If you face a second 12-year old, what are the odds
of useful functional similarities in their age-repertories, and the conditions
for degrees of activation of each component, given the complexity that I have
just imagined? I am speaking here of very fine-grained repertories: the specific
behaviors that define an identity specific to the present task and situation,
and the degree to which each is manifested or called forth. Each individual
presents a different age-mixing profile specific to the activity of the moment
and its specific human and nonhuman co-participants (i.e. its content, and us,
not just its abstract type). We know how successful our social technologies were
for centuries in perpetuating the illusions of racial, gender, and ethnic
stereotypes, all of which claimed real and relevant similarities of abilities
and behavioral dispositions based on these merely notional and usually
politically invidious categories. Why should we suppose that naturalistic claims
for age-stereotypical patterns will be any less embarassments to our successors
in the 21st century? Development is not paced by any unilinear clock.
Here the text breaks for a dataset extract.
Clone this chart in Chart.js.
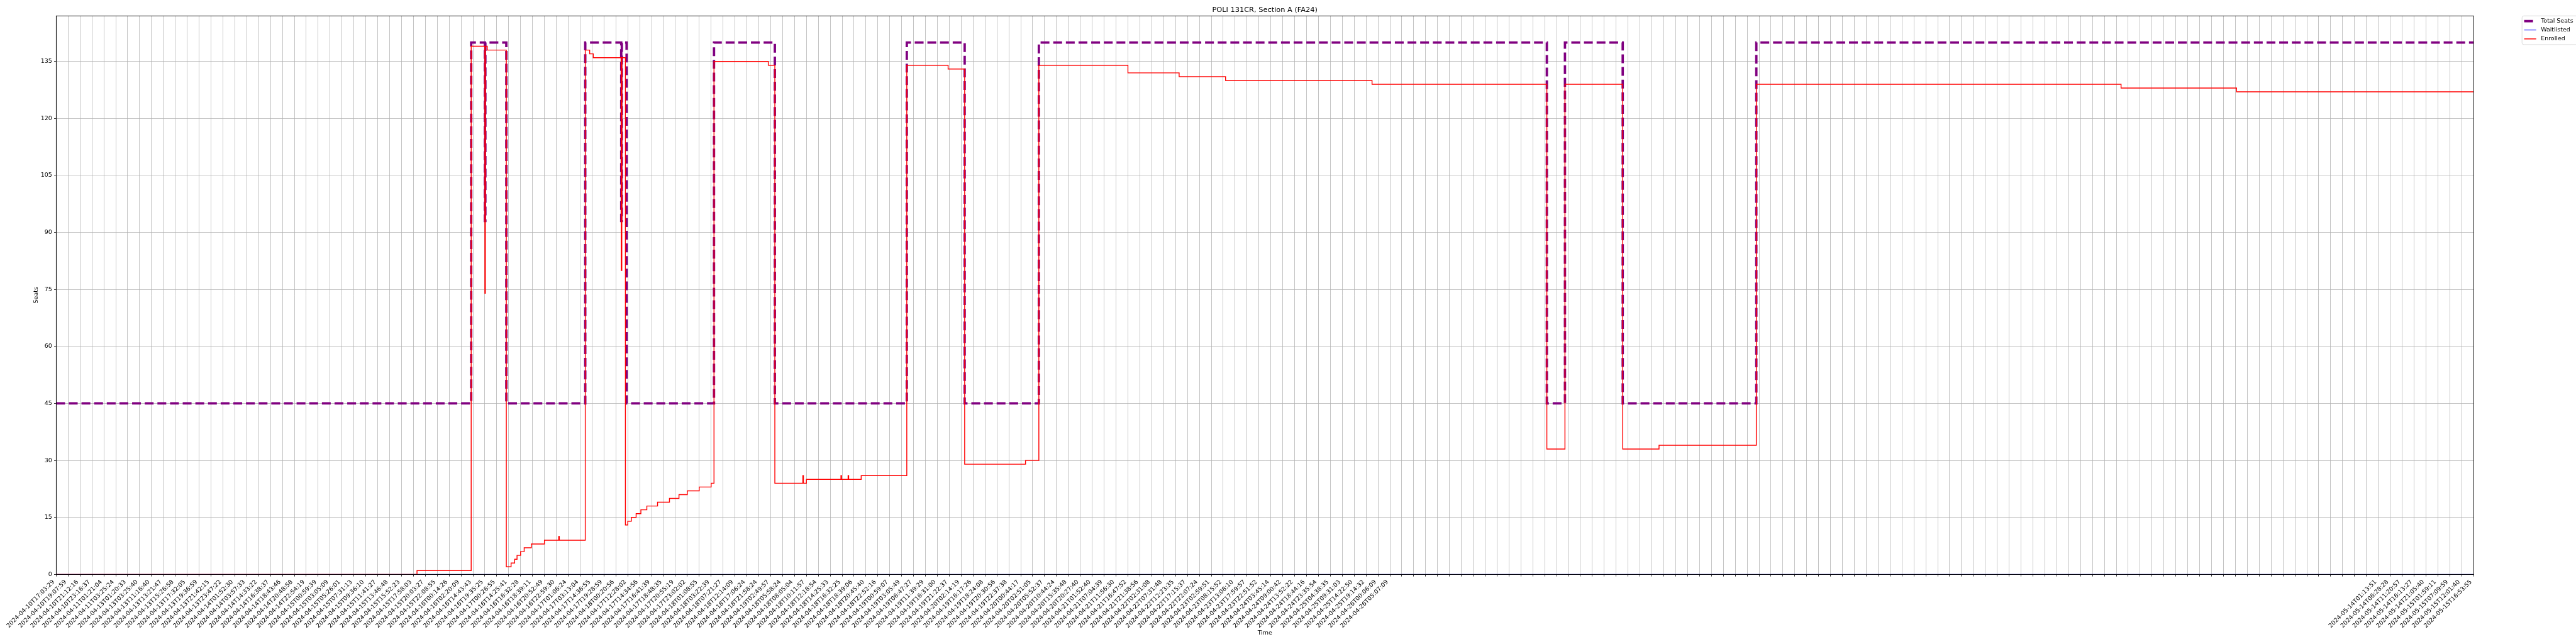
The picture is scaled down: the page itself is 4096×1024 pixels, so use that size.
<!DOCTYPE html>
<html>
<head>
<meta charset="utf-8">
<title>POLI 131CR, Section A (FA24)</title>
<script src="https://cdn.jsdelivr.net/npm/chart.js@4"></script>
<style>
  html, body { margin: 0; padding: 0; background: #fff; }
</style>
</head>
<body>
<canvas id="chart" width="4096" height="1024"></canvas>
<script>
// chart text
const titleText = "POLI 131CR, Section A (FA24)";
const xTitle = "Time";
const yTitle = "Seats";
const seriesNames = ["Total Seats", "Waitlisted", "Enrolled"];

// x tick labels (every tick is one category slot on the time axis)
const tickLabels = [
  "2024-04-10T17:03:29", "2024-04-10T19:07:59", "2024-04-10T21:12:16", "2024-04-10T23:16:37",
  "2024-04-11T01:21:04", "2024-04-11T03:25:24", "2024-04-13T01:20:33", "2024-04-13T03:25:40",
  "2024-04-13T11:16:40", "2024-04-13T13:21:47", "2024-04-13T15:26:58", "2024-04-13T17:32:05",
  "2024-04-13T19:36:59", "2024-04-13T21:42:15", "2024-04-13T23:47:22", "2024-04-14T01:52:30",
  "2024-04-14T03:57:33", "2024-04-14T14:33:22", "2024-04-14T16:38:37", "2024-04-14T18:43:46",
  "2024-04-14T20:48:58", "2024-04-14T22:54:19", "2024-04-15T00:59:39", "2024-04-15T03:05:09",
  "2024-04-15T05:26:01", "2024-04-15T07:31:13", "2024-04-15T09:36:10", "2024-04-15T11:41:27",
  "2024-04-15T13:46:48", "2024-04-15T15:52:23", "2024-04-15T17:58:03", "2024-04-15T20:03:27",
  "2024-04-15T22:08:55", "2024-04-16T00:14:26", "2024-04-16T02:20:09", "2024-04-16T14:43:43",
  "2024-04-16T19:35:25", "2024-04-17T00:26:55", "2024-04-16T14:25:41", "2024-04-16T16:32:28",
  "2024-04-16T18:39:11", "2024-04-16T20:52:49", "2024-04-16T22:59:30", "2024-04-17T01:06:24",
  "2024-04-17T03:13:04", "2024-04-17T14:36:55", "2024-04-17T19:28:59", "2024-04-18T00:20:56",
  "2024-04-17T12:28:02", "2024-04-17T14:34:56", "2024-04-17T16:41:39", "2024-04-17T18:48:35",
  "2024-04-17T20:55:19", "2024-04-17T23:02:02", "2024-04-18T01:08:55", "2024-04-18T03:22:39",
  "2024-04-18T07:21:27", "2024-04-18T12:14:09", "2024-04-18T17:06:24", "2024-04-18T21:58:24",
  "2024-04-19T02:49:57", "2024-04-18T05:58:24", "2024-04-18T08:05:04", "2024-04-18T10:11:57",
  "2024-04-18T12:18:54", "2024-04-18T14:25:33", "2024-04-18T16:32:25", "2024-04-18T18:39:06",
  "2024-04-18T20:45:40", "2024-04-18T22:52:16", "2024-04-19T00:59:07", "2024-04-19T03:05:49",
  "2024-04-19T06:47:27", "2024-04-19T11:39:29", "2024-04-19T16:31:00", "2024-04-19T21:22:37",
  "2024-04-20T02:14:19", "2024-04-19T16:17:26", "2024-04-19T18:24:08", "2024-04-19T20:30:56",
  "2024-04-19T22:37:38", "2024-04-20T00:44:17", "2024-04-20T02:51:05", "2024-04-20T05:52:37",
  "2024-04-20T10:44:24", "2024-04-20T15:35:48", "2024-04-20T20:27:40", "2024-04-21T01:52:40",
  "2024-04-21T07:04:39", "2024-04-21T11:56:30", "2024-04-21T16:47:52", "2024-04-21T21:38:56",
  "2024-04-22T02:31:08", "2024-04-22T07:31:48", "2024-04-22T12:23:35", "2024-04-22T17:15:37",
  "2024-04-22T22:07:24", "2024-04-23T02:59:51", "2024-04-23T08:15:52", "2024-04-23T13:08:10",
  "2024-04-23T17:59:57", "2024-04-23T22:51:52", "2024-04-24T03:45:14", "2024-04-24T09:00:42",
  "2024-04-24T13:52:22", "2024-04-24T18:44:16", "2024-04-24T23:35:54", "2024-04-25T04:38:35",
  "2024-04-25T09:31:03", "2024-04-25T14:22:50", "2024-04-25T19:14:32", "2024-04-26T00:06:09",
  "2024-04-26T05:07:09",
  "", "", "", "", "", "", "", "", "", "", "", "", "", "", "", "", "", "", "", "",
  "", "", "", "", "", "", "", "", "", "", "", "", "", "", "", "", "", "", "", "",
  "", "", "", "", "", "", "", "", "", "", "", "", "", "", "", "", "", "", "", "",
  "", "", "", "", "", "", "", "", "", "", "", "", "", "", "", "", "", "", "", "",
  "", "",
  "2024-05-14T01:13:51", "2024-05-14T06:28:28", "2024-05-14T11:20:57", "2024-05-14T16:13:27",
  "2024-05-14T21:05:40", "2024-05-15T01:59:11", "2024-05-15T07:09:59", "2024-05-15T12:01:40",
  "2024-05-15T16:53:55"
];

// series: x is the position on the time axis in tick slots, y is seats
const totalX = [0, 34.85, 36.0, 36.04, 37.8, 44.43, 47.45, 47.5, 47.9, 55.24, 60.35, 71.43, 76.29, 82.52, 125.18, 126.7, 131.55, 142.77, 204];
const totalY = [45, 140, 93, 140, 45, 140, 93, 140, 45, 140, 45, 140, 45, 140, 45, 140, 45, 140, 140];

const waitX = [0, 204];
const waitY = [0, 0];

const enrolledX = [0, 30.3, 34.85, 36.0, 36.04, 36.2, 37.8, 38.2, 38.5, 38.7, 39.0, 39.3, 39.9, 41.0, 42.2, 42.25, 44.43, 44.8, 45.1,
  47.45, 47.5, 47.8, 48.0, 48.3, 48.7, 49.1, 49.6, 50.5, 51.5, 52.3, 53.0, 54.0, 55.0, 55.24, 59.8, 60.35, 62.7, 62.75, 63.0,
  65.9, 65.95, 66.5, 66.55, 67.6, 71.43, 74.9, 76.29, 81.4, 82.52, 90.0, 94.3, 98.2, 110.5, 125.18, 126.7, 131.55, 134.6,
  142.77, 173.4, 183.1, 204];
const enrolledY = [0, 1, 139, 74, 139, 138, 2, 3, 4, 5, 6, 7, 8, 9, 10, 9, 138, 137, 136,
  80, 136, 13, 14, 15, 16, 17, 18, 19, 20, 21, 22, 23, 24, 135, 134, 24, 26, 24, 25,
  26, 25, 26, 25, 26, 134, 133, 29, 30, 134, 132, 131, 130, 129, 33, 129, 33, 34,
  129, 128, 127, 127];

const S = 0.682;
const FONT = '"DejaVu Sans", "Liberation Sans", sans-serif';

function pts(xs, ys) {
  return xs.map((x, i) => ({ x: x, y: ys[i] }));
}

// frame, titles and legend drawn like the matplotlib original
const decor = {
  id: 'decor',
  afterDraw(chart) {
    const ctx = chart.ctx;
    const a = chart.chartArea;
    ctx.save();
    ctx.strokeStyle = '#000';
    ctx.lineWidth = 0.8;
    ctx.strokeRect(a.left, a.top, a.right - a.left, a.bottom - a.top);

    ctx.fillStyle = '#000';
    ctx.textAlign = 'center';
    ctx.textBaseline = 'middle';
    ctx.font = (16.67 * S).toFixed(2) + 'px ' + FONT;
    ctx.fillText(titleText, (a.left + a.right) / 2, 23.5 * S);
    ctx.font = (13.9 * S).toFixed(2) + 'px ' + FONT;
    ctx.fillText(xTitle, (a.left + a.right) / 2, 1476 * S);
    ctx.save();
    ctx.translate(84 * S, (a.top + a.bottom) / 2);
    ctx.rotate(-Math.PI / 2);
    ctx.fillText(yTitle, 0, 0);
    ctx.restore();

    // legend box
    const bx = 5880 * S, by = 37 * S, bw = 200 * S, bh = 67 * S, r = 3;
    ctx.beginPath();
    ctx.moveTo(bx + r, by);
    ctx.lineTo(bx + bw, by);
    ctx.lineTo(bx + bw, by + bh);
    ctx.lineTo(bx + r, by + bh);
    ctx.arcTo(bx, by + bh, bx, by + bh - r, r);
    ctx.lineTo(bx, by + r);
    ctx.arcTo(bx, by, bx + r, by, r);
    ctx.closePath();
    ctx.fillStyle = 'rgba(255,255,255,0.8)';
    ctx.fill();
    ctx.strokeStyle = '#cccccc';
    ctx.lineWidth = 0.7;
    ctx.stroke();

    const rows = [49.3 * S, 70 * S, 90.7 * S];
    const x0 = 5885 * S, x1 = 5913 * S;
    const styles = [
      { c: 'purple', w: 5.56 * S, dash: [20.6 * S, 8.9 * S] },
      { c: 'blue', w: 1.39 * S, dash: [] },
      { c: 'red', w: 2.08 * S, dash: [] }
    ];
    styles.forEach((s, i) => {
      ctx.beginPath();
      ctx.setLineDash(s.dash);
      ctx.strokeStyle = s.c;
      ctx.lineWidth = s.w;
      ctx.moveTo(x0, rows[i]);
      ctx.lineTo(x1, rows[i]);
      ctx.stroke();
    });
    ctx.setLineDash([]);
    ctx.fillStyle = '#000';
    ctx.textAlign = 'left';
    ctx.font = (13.9 * S).toFixed(2) + 'px ' + FONT;
    seriesNames.forEach((n, i) => ctx.fillText(n, 5924 * S, rows[i]));
    ctx.restore();
  }
};

const plotLeft = 131 * S, plotRight = 5767 * S, plotTop = 37 * S, plotBottom = 1339.2 * S;
const tickFont = { family: FONT, size: 13.9 * S };

new Chart(document.getElementById('chart'), {
  type: 'line',
  data: {
    datasets: [
      {
        label: seriesNames[0],
        data: pts(totalX, totalY),
        borderColor: 'purple',
        borderWidth: 5.56 * S,
        borderDash: [20.6 * S, 8.9 * S],
        stepped: true,
        pointRadius: 0,
        order: 3
      },
      {
        label: seriesNames[1],
        data: pts(waitX, waitY),
        borderColor: 'blue',
        borderWidth: 1.39 * S,
        stepped: true,
        pointRadius: 0,
        order: 2
      },
      {
        label: seriesNames[2],
        data: pts(enrolledX, enrolledY),
        borderColor: 'red',
        borderWidth: 2.08 * S,
        stepped: true,
        pointRadius: 0,
        order: 1
      }
    ]
  },
  options: {
    responsive: false,
    animation: false,
    events: [],
    layout: { padding: { left: 0, top: plotTop, right: 4096 - plotRight, bottom: 0 } },
    plugins: { legend: { display: false }, tooltip: { enabled: false }, title: { display: false } },
    scales: {
      x: {
        type: 'linear',
        min: 0,
        max: tickLabels.length - 1,
        afterFit(scale) {
          scale.height = 1024 - plotBottom;
          scale.paddingLeft = 0;
          scale.paddingRight = 0;
        },
        border: { display: true, color: '#000', width: 0.8 },
        grid: { color: '#b0b0b0', lineWidth: 1.1 * S, tickLength: 4.86 * S, tickColor: '#000', tickWidth: 0.8 },
        ticks: {
          stepSize: 1,
          autoSkip: false,
          includeBounds: false,
          minRotation: 45,
          maxRotation: 45,
          labelOffset: -4,
          padding: 4.86 * S,
          color: '#000',
          font: tickFont,
          callback: (v) => tickLabels[Math.round(v)] || ''
        }
      },
      y: {
        min: 0,
        max: 147,
        afterFit(scale) {
          scale.width = plotLeft;
          scale.paddingTop = 0;
          scale.paddingBottom = 0;
        },
        border: { display: true, color: '#000', width: 0.8 },
        grid: { color: '#b0b0b0', lineWidth: 1.1 * S, tickLength: 4.86 * S, tickColor: '#000', tickWidth: 0.8 },
        ticks: {
          stepSize: 15,
          includeBounds: false,
          padding: 4.86 * S,
          color: '#000',
          font: tickFont
        }
      }
    }
  },
  plugins: [decor]
});
</script>
</body>
</html>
I do not want this critical challenge to age-graded schooling to be dismissed by extreme cases. I am not mainly speaking of very early development, when socialization is quite limited, when the full range of semiotic resources is not yet available, when the child has not yet experienced very much of the village. The educational significance of the challenge grows with age, denying the relevance of age-stereotyping more and more year by year. It plausibility must also be judged taking into account the real effects of present institutional practices which artifically retard the social development presumed by the model, especially age segregation in the family, playgroup, and school. We can and have made people who appeared to conform to gender, class, ethnic and ‘racial’ stereotypes, until we removed the social constraints on the development of their habitus, or looked more closely at the ways in which they also resisted our impositions, or behaved outside our surveillance.